== Recorded information

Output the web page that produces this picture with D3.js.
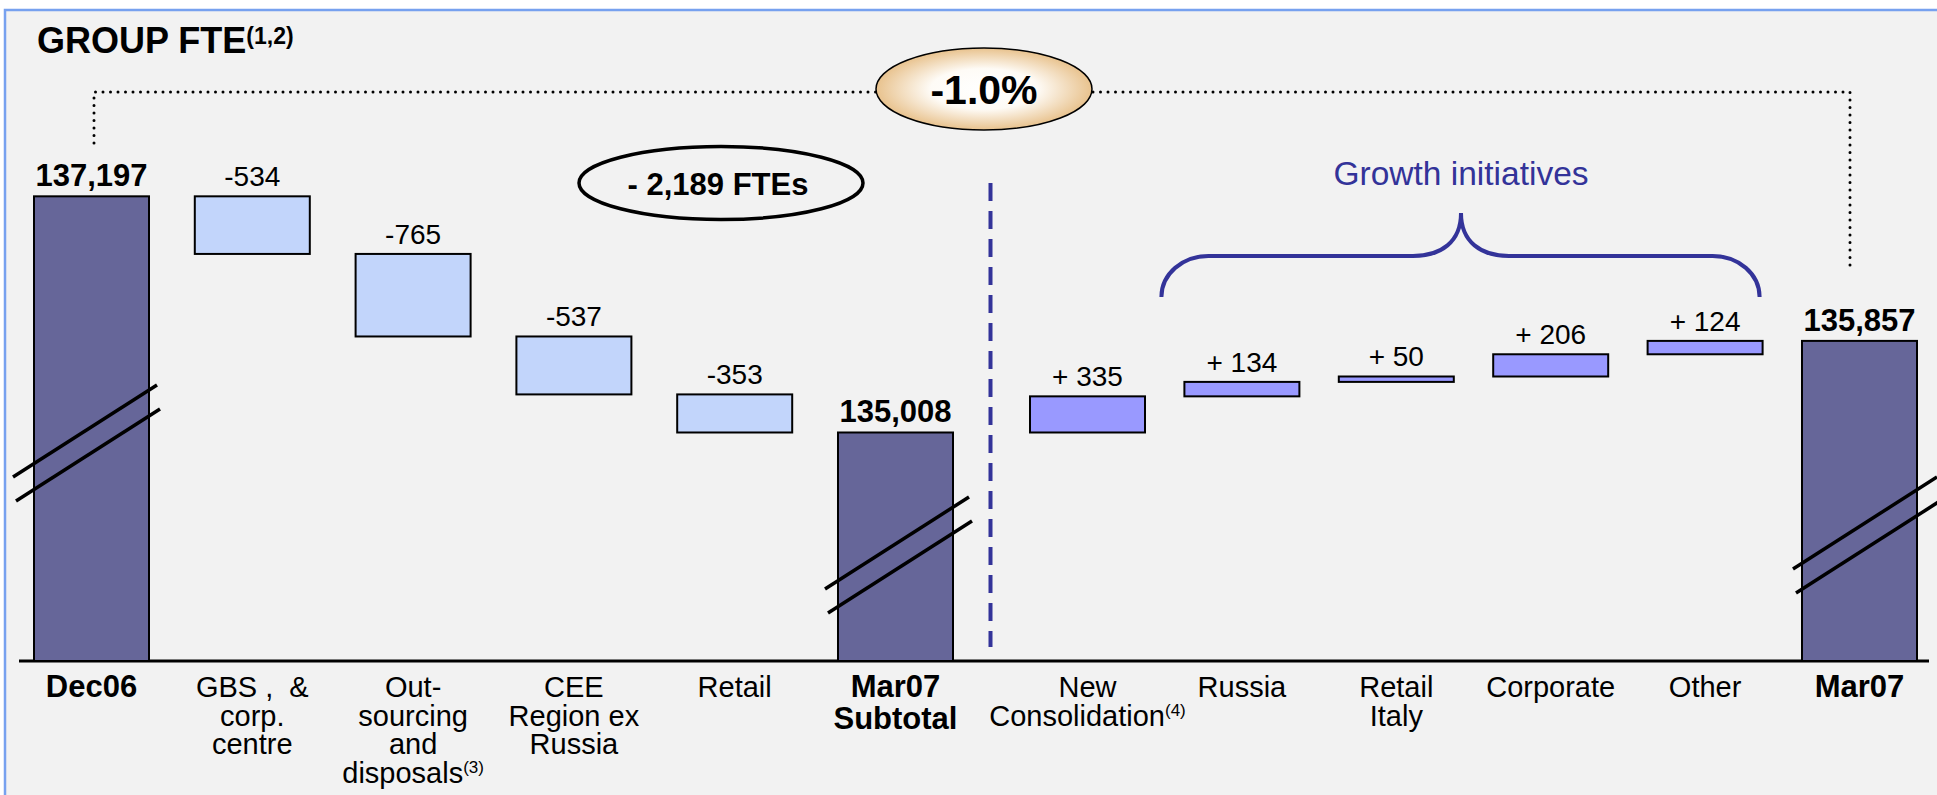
<!DOCTYPE html>
<html><head><meta charset="utf-8">
<script src="https://cdn.jsdelivr.net/npm/d3@7"></script>
<style>
body{margin:0;background:#fff;overflow:hidden;}
text{font-family:"Liberation Sans", Arial, sans-serif;}
</style>
</head><body><svg id="chart" width="1937" height="795"></svg>
<script>
// ---------- DATA ----------
const leftCategories  = ["Dec06","GBS","Outsourcing","CEE","Retail","Mar07 Subtotal"];
const rightCategories = ["New Consolidation","Russia","Retail Italy","Corporate","Other","Mar07"];
const categories = leftCategories.concat(rightCategories);
const categoryLabels = [
  ["Dec06"],
  ["GBS ,  &","corp.","centre"],
  ["Out-","sourcing","and","disposals^(3)"],
  ["CEE","Region ex","Russia"],
  ["Retail"],
  ["Mar07","Subtotal"],
  ["New","Consolidation^(4)"],
  ["Russia"],
  ["Retail","Italy"],
  ["Corporate"],
  ["Other"],
  ["Mar07"]
];
const barTypes = ["total","decrease","decrease","decrease","decrease","total",
                  "increase","increase","increase","increase","increase","total"];
const values = [137197,-534,-765,-537,-353,135008,335,134,50,206,124,135857];
const valueLabels = ["137,197","-534","-765","-537","-353","135,008",
                     "+ 335","+ 134","+ 50","+ 206","+ 124","135,857"];
const titleText = "GROUP FTE";
const titleNote = "(1,2)";
const changePct = "-1.0%";
const reductionText = "- 2,189 FTEs";
const growthText = "Growth initiatives";

// ---------- SETUP ----------
const W = 1937, H = 795;
const svg = d3.select("#chart");
const colors = {total:"#666699", decrease:"#c2d5fb", increase:"#9999ff"};
const navy = "#333399";

const defs = svg.append("defs");
const rg = defs.append("radialGradient").attr("id","pctGrad")
  .attr("cx","50%").attr("cy","50%").attr("r","55%");
rg.append("stop").attr("offset","0%").attr("stop-color","#ffffff");
rg.append("stop").attr("offset","45%").attr("stop-color","#fefbf6");
rg.append("stop").attr("offset","100%").attr("stop-color","#e4b779");

// frame
svg.append("rect").attr("x",5).attr("y",10).attr("width",W+20).attr("height",H+20)
  .attr("fill","#f2f2f2").attr("stroke","#77a1ef").attr("stroke-width",2.5);

// scales
const xL = d3.scaleBand().domain(leftCategories).range([34,953]).paddingInner(0.2848).paddingOuter(0);
const xR = d3.scaleBand().domain(rightCategories).range([1030,1917]).paddingInner(0.2552).paddingOuter(0);
const xPos = c => leftCategories.includes(c) ? xL(c) : xR(c);
const bw = c => leftCategories.includes(c) ? xL.bandwidth() : xR.bandwidth();
const xMid = c => xPos(c) + bw(c)/2;
const baseline = 661;
const y = d3.scaleLinear().domain([132890,137200]).range([baseline,196]);

// compute waterfall extents
let running = 0;
const bars = categories.map((c,i)=>{
  const t = barTypes[i], v = values[i];
  let top, bottom;
  if (t === "total") { running = v; top = v; bottom = y.domain()[0]; }
  else { const s = running; running = s + v; top = Math.max(s, running); bottom = Math.min(s, running); }
  return {cat:c, type:t, top, bottom, label:valueLabels[i], lines:categoryLabels[i]};
});

// dotted connector (drawn first)
const xDec = xMid("Dec06") + 2.5;
const xEnd = xMid("Mar07") - 9.5;
svg.append("path")
  .attr("d", `M${xDec},143 L${xDec},92 L${xEnd},92 L${xEnd},270`)
  .attr("fill","none").attr("stroke","#000").attr("stroke-width",3)
  .attr("stroke-linecap","round").attr("stroke-dasharray","0 7.5");

// axis line
svg.append("line").attr("x1",19).attr("x2",1929).attr("y1",baseline).attr("y2",baseline)
  .attr("stroke","#000").attr("stroke-width",3);

// bars
svg.append("g").selectAll("rect").data(bars).join("rect")
  .attr("x", d=>xPos(d.cat)).attr("width", d=>bw(d.cat))
  .attr("y", d=>y(d.top)).attr("height", d=>y(d.bottom)-y(d.top))
  .attr("fill", d=>colors[d.type]).attr("stroke","#000").attr("stroke-width",2);

// value labels
svg.append("g").selectAll("text").data(bars).join("text")
  .attr("x", d=>xMid(d.cat)).attr("y", d=>y(d.top)-10)
  .attr("text-anchor","middle")
  .attr("font-size", d=>d.type==="total"?31:28)
  .attr("font-weight", d=>d.type==="total"?"bold":"normal")
  .attr("fill","#000").style("white-space","pre")
  .text(d=>d.label);

// axis break marks
const breaks = [{cat:"Dec06", dx:-6.5, yc:431},{cat:"Mar07 Subtotal", dx:1.5, yc:543},{cat:"Mar07", dx:5.5, yc:523}];
breaks.forEach(b=>{
  const cx = xMid(b.cat) + b.dx;
  [0,1].forEach(k=>{
    const ox = k*3, oy = k*24;
    svg.append("line")
      .attr("x1", cx-72+ox).attr("y1", b.yc+46+oy)
      .attr("x2", cx+72+ox).attr("y2", b.yc-46+oy)
      .attr("stroke","#000").attr("stroke-width",3.5);
  });
});

// category labels
const lab = svg.append("g").selectAll("text").data(bars).join("text")
  .attr("x", d=>xMid(d.cat)).attr("y", 697)
  .attr("text-anchor","middle")
  .attr("font-size", d=>d.type==="total"?31:29)
  .attr("font-weight", d=>d.type==="total"?"bold":"normal")
  .attr("fill","#000").style("white-space","pre");
lab.each(function(d){
  const t = d3.select(this);
  const cx = xMid(d.cat);
  const lh = d.type==="total" ? 31.5 : 28.5;
  d.lines.forEach((ln,i)=>{
    const [main, sup] = ln.split("^");
    const line = t.append("tspan").attr("x", cx).attr("y", 697 + i*lh);
    if (sup) {
      line.append("tspan").text(main);
      line.append("tspan").attr("font-size",17).attr("dy",-10).text(sup);
    } else {
      line.text(main);
    }
  });
});

// divider
const xDiv = (xL.range()[1] + xR.range()[0]) / 2 - 1;
svg.append("line").attr("x1",xDiv).attr("x2",xDiv).attr("y1",183).attr("y2",647)
  .attr("stroke",navy).attr("stroke-width",4).attr("stroke-dasharray","18 10");

// title
const tt = svg.append("text").attr("x",37).attr("y",53).attr("font-size",36).attr("font-weight","bold").attr("fill","#000");
tt.append("tspan").text(titleText);
tt.append("tspan").attr("font-size",23).attr("dy",-9).text(titleNote);

// -1.0% ellipse
svg.append("ellipse").attr("cx",984).attr("cy",89).attr("rx",108).attr("ry",41)
  .attr("fill","url(#pctGrad)").attr("stroke","#000").attr("stroke-width",1.5);
svg.append("text").attr("x",984).attr("y",104).attr("text-anchor","middle")
  .attr("font-size",41).attr("font-weight","bold").attr("fill","#000").text(changePct);

// - 2,189 FTEs ellipse
svg.append("ellipse").attr("cx",721).attr("cy",183).attr("rx",142).attr("ry",36.5)
  .attr("fill","none").attr("stroke","#000").attr("stroke-width",3.5);
svg.append("text").attr("x",718).attr("y",195).attr("text-anchor","middle")
  .attr("font-size",31).attr("font-weight","bold").attr("fill","#000").style("white-space","pre").text(reductionText);

// growth initiatives brace
const bx0 = xR("Russia") - 23, bx1 = xR("Other") + xR.bandwidth() - 3;
const bmid = 1461, hy = 256, py = 213, ey = 297;
svg.append("path")
  .attr("d", `M${bx0},${ey} C${bx0},${ey-23} ${bx0+21},${hy} ${bx0+47},${hy}
              L${bmid-48},${hy} C${bmid-20},${hy} ${bmid},${hy-14} ${bmid},${py}
              C${bmid},${hy-14} ${bmid+20},${hy} ${bmid+48},${hy}
              L${bx1-47},${hy} C${bx1-21},${hy} ${bx1},${ey-23} ${bx1},${ey}`)
  .attr("fill","none").attr("stroke",navy).attr("stroke-width",4);
svg.append("text").attr("x",bmid).attr("y",185).attr("text-anchor","middle")
  .attr("font-size",33.5).attr("fill",navy).text(growthText);
</script>
</body></html>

====

Stated problem> Say how many lines of the listing above contain "this", with no other words.

Reply to the task> 2